Building ports on old FreeBSDs - revised

This is a revision of an earlier post which has instructions that no longer work.

Are you running an older version of FreeBSD, and getting errors like this when you try to build a port?

"/usr/ports/Mk/bsd.port.mk", line 2416: warning: String comparison operator should be either == or !=
"/usr/ports/Mk/bsd.port.mk", line 2416: warning: String comparison operator should be either == or !=
"/usr/ports/Mk/bsd.port.mk", line 2416: Malformed conditional (((${OSVERSION} < 504105 || (${OSVERSION} 
    >= 600000 && ${OSVERSION} < 600103) || (${OSVERSION} >= 700000 && ${OSVERSION} < 700012)) && 
    ${PKGORIGIN} != "ports-mgmt/pkg_install") || exists(${LOCALBASE}/sbin/pkg_info))
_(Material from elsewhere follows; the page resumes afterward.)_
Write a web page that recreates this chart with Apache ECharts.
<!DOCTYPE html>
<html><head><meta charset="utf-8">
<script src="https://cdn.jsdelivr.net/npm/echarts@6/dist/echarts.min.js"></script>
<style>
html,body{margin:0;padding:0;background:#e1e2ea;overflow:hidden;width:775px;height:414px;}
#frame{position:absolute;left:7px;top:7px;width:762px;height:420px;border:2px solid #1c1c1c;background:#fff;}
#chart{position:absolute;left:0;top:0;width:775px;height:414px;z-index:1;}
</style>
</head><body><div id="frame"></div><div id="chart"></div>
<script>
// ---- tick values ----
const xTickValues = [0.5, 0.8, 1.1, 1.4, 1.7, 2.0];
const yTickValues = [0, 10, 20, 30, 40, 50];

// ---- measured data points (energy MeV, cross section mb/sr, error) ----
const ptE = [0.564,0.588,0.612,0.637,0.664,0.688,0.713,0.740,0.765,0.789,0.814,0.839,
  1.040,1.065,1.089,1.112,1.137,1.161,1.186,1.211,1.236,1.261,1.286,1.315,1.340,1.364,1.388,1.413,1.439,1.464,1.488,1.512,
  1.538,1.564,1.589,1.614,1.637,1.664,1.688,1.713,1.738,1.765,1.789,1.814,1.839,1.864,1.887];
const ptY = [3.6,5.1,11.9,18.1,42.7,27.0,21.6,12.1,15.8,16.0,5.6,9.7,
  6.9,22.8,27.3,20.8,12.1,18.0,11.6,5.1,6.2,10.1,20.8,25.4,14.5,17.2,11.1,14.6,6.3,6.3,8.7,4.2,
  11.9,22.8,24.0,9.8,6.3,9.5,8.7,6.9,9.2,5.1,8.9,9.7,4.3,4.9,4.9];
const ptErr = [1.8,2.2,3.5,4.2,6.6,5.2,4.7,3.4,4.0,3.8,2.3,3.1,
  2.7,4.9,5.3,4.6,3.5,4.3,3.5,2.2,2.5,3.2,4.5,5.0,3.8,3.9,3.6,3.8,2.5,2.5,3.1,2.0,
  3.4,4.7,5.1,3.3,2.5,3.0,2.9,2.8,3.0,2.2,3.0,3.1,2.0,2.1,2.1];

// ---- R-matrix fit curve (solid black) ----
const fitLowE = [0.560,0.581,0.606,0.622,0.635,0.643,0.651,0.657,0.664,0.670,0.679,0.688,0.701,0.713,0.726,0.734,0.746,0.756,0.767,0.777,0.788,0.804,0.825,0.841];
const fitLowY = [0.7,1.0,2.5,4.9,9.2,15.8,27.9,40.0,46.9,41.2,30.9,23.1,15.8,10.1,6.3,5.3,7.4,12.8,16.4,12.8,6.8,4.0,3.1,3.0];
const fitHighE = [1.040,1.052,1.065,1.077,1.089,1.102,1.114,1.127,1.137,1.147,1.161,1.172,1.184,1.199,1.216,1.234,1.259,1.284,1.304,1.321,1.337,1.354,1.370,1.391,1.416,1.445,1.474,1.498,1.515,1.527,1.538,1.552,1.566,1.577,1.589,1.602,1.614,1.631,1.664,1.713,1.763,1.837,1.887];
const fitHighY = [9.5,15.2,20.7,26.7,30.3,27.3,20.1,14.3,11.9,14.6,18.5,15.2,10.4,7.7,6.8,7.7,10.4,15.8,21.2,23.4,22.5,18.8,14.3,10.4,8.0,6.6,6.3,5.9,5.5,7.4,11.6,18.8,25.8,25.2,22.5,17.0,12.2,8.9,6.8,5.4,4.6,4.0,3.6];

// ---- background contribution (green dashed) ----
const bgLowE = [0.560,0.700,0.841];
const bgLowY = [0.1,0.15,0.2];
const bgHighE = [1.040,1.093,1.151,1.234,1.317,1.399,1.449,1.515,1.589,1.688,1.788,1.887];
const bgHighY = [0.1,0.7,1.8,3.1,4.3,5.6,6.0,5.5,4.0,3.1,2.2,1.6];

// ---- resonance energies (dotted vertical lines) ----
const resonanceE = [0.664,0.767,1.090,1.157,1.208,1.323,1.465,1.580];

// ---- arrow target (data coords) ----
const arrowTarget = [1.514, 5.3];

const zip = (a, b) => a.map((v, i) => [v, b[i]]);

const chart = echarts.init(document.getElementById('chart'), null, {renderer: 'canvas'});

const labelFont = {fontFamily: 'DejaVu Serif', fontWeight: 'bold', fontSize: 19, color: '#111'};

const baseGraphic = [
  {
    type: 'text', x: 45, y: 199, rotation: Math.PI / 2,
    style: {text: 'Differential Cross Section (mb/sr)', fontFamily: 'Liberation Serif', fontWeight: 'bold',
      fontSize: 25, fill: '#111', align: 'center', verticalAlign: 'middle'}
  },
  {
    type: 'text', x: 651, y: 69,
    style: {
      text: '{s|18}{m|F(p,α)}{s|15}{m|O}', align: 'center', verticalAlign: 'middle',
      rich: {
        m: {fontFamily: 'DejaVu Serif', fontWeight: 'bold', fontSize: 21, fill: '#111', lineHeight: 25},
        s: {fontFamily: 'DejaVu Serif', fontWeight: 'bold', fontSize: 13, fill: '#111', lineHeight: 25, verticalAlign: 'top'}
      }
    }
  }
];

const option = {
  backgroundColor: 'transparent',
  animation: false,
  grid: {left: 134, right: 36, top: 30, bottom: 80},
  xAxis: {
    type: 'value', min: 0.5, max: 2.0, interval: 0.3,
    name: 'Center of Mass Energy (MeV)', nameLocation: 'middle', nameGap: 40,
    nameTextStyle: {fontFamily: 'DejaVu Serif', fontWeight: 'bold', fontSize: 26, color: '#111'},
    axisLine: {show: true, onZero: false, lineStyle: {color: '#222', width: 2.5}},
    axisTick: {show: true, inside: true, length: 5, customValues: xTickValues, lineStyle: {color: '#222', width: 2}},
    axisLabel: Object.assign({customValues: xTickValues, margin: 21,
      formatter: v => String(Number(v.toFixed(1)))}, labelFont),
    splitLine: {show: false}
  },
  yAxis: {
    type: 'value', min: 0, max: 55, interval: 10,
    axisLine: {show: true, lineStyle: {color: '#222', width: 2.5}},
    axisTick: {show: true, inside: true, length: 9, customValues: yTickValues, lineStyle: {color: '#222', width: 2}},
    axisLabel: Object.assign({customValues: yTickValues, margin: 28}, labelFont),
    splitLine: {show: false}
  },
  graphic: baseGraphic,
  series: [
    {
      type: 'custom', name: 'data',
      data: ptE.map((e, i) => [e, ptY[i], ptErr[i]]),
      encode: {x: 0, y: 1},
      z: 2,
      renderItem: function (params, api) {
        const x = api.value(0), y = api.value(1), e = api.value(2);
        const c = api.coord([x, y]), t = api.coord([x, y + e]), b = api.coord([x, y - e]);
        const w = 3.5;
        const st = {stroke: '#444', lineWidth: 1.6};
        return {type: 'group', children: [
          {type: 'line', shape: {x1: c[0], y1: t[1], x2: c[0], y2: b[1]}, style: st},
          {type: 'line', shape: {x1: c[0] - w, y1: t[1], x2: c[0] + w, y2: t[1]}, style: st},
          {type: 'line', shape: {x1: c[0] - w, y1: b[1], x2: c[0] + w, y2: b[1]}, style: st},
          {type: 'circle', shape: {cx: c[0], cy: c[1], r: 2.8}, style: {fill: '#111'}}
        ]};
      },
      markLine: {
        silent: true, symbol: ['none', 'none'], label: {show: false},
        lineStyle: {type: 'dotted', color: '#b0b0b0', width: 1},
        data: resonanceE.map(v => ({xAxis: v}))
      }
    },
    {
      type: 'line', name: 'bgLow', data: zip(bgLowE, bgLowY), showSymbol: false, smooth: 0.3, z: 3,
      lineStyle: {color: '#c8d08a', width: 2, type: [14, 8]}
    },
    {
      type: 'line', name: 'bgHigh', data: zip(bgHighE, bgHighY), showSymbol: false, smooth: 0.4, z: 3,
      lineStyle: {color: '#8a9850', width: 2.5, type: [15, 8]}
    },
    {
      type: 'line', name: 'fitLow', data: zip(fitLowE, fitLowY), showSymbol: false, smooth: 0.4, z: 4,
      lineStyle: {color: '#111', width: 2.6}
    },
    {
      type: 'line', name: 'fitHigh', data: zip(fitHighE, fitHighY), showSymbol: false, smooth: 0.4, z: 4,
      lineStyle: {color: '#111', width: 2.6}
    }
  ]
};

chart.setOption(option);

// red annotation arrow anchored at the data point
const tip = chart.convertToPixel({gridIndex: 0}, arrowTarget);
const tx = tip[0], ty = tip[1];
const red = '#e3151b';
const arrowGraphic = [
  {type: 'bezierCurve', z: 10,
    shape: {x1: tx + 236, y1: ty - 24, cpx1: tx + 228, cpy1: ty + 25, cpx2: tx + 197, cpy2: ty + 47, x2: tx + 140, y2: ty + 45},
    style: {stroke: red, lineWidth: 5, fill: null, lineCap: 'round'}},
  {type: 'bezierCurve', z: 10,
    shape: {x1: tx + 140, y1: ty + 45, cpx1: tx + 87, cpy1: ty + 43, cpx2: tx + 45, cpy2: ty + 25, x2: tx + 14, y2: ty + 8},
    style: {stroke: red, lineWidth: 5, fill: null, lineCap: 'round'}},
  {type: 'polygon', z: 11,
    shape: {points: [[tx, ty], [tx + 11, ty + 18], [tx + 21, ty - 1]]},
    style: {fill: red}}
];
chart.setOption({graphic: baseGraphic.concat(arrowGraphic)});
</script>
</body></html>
If so, it's because the ports maintainers have started using expressions in the ports Makefiles which are not understood by the versions of make that come with old FreeBSDs.
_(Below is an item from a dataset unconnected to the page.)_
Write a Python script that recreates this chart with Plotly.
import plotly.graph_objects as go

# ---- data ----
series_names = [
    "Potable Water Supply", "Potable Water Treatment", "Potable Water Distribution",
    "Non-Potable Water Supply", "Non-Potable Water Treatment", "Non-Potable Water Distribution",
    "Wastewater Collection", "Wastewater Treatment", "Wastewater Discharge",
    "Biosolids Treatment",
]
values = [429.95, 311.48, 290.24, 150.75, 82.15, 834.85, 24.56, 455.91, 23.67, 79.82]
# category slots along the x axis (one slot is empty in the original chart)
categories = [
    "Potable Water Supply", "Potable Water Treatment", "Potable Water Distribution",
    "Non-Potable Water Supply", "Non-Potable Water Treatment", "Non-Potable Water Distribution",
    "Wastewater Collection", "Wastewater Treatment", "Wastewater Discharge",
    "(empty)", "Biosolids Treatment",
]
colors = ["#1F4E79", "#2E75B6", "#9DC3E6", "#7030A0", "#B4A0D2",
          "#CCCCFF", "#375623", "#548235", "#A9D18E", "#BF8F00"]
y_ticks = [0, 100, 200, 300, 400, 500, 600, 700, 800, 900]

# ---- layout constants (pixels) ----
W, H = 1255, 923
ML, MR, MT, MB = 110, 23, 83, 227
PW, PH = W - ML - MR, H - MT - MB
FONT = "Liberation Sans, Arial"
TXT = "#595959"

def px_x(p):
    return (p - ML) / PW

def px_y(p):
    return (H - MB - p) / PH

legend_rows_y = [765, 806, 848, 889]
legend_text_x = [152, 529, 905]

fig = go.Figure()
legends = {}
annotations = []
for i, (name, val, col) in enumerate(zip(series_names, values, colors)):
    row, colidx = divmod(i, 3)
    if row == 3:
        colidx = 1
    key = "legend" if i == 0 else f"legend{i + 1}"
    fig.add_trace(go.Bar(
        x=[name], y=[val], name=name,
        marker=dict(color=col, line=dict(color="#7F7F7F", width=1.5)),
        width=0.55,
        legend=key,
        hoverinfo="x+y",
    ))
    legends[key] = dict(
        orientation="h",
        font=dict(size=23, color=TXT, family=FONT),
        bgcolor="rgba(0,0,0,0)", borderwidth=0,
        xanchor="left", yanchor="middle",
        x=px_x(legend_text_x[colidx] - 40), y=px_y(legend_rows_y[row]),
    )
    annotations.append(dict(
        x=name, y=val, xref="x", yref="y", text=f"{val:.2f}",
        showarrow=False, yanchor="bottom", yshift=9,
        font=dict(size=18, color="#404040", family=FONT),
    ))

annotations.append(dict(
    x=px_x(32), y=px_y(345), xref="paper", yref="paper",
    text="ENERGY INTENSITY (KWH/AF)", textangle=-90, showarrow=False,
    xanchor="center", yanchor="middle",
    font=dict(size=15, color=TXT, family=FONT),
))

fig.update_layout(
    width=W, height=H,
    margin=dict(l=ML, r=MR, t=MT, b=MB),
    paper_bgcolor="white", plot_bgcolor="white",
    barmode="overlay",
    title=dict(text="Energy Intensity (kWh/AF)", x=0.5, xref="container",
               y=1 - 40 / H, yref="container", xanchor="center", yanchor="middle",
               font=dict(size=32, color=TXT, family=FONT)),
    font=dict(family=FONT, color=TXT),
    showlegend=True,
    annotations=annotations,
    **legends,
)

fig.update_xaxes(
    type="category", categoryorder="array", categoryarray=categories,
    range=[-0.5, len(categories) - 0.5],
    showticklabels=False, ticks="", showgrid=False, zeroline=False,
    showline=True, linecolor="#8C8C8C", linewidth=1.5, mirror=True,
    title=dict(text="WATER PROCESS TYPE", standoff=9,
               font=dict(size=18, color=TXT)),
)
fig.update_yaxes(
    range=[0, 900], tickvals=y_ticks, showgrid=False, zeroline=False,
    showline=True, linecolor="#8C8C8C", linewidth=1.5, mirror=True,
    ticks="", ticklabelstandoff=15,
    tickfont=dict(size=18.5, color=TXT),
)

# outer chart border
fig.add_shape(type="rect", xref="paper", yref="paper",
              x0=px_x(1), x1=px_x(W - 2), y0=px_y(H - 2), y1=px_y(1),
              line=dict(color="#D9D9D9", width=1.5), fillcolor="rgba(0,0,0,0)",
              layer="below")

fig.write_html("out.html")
The official recommended fix would be to upgrade your FreeBSD, but if that's not practical you can at least install a newer version of make to get by for a bit longer. This can be done in just a few minutes with two main steps: temporarily bring back an older /usr/ports/Mk which is compatible with FreeBSD 4.x - and then build and install the devel/make port which used to be present in the ports tree.
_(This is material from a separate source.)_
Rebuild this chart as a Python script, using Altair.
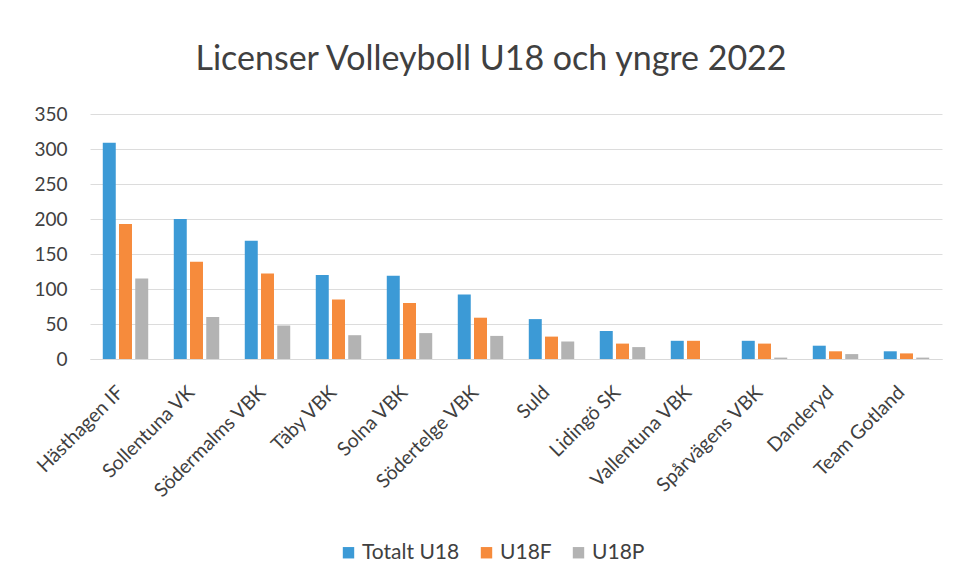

The ports tree is in CVS, so it's possible to checkout older revisions of selected directories. This FreeBSD Handbook page lists the anonymous CVS repositories available. For this example I'm going to use anoncvs@anoncvs1.FreeBSD.org:/home/ncvs We only need two small directories, so it probably doesn't really matter which one you use.

It seems like the first commit to the ports infrastructure which broke compatibility happened around Feb 5th, 2007 - so let's backup the current /usr/ports/Mk and check out one from Feb 4th:

cd /usr/ports
mv Mk Mk.original
cvs -d anoncvs@anoncvs1.FreeBSD.org:/home/ncvs co -D "04 Feb 2007" -d Mk ports/Mk

You should now be able to build some ports, at least those that don't use incompatible syntax in their individual Makefiles and don't require a newer ports infrastructure. Now, if you don't already have a devel/make port, use CVS to bring that back too, then build and install it:

cd /usr/ports/devel
cvs -d anoncvs@anoncvs1.FreeBSD.org:/home/ncvs co -D "04 Feb 2007" -d make ports/devel/make
cd make
make install
make clean

Lastly, set your system to use the new ports make in place of the old system make, and do some cleanup:

cd /usr/bin
mv make make.old
ln -s /usr/local/bin/make .

cd /usr/ports
rm -rf Mk
mv Mk.original Mk
rm -rf /usr/ports/devel/make

You should now be in better shape for trying to build new ports. 4.x isn't officially supported anymore by the ports maintainers, so there may be some individual port breakage - but at least you're over the first hurdle.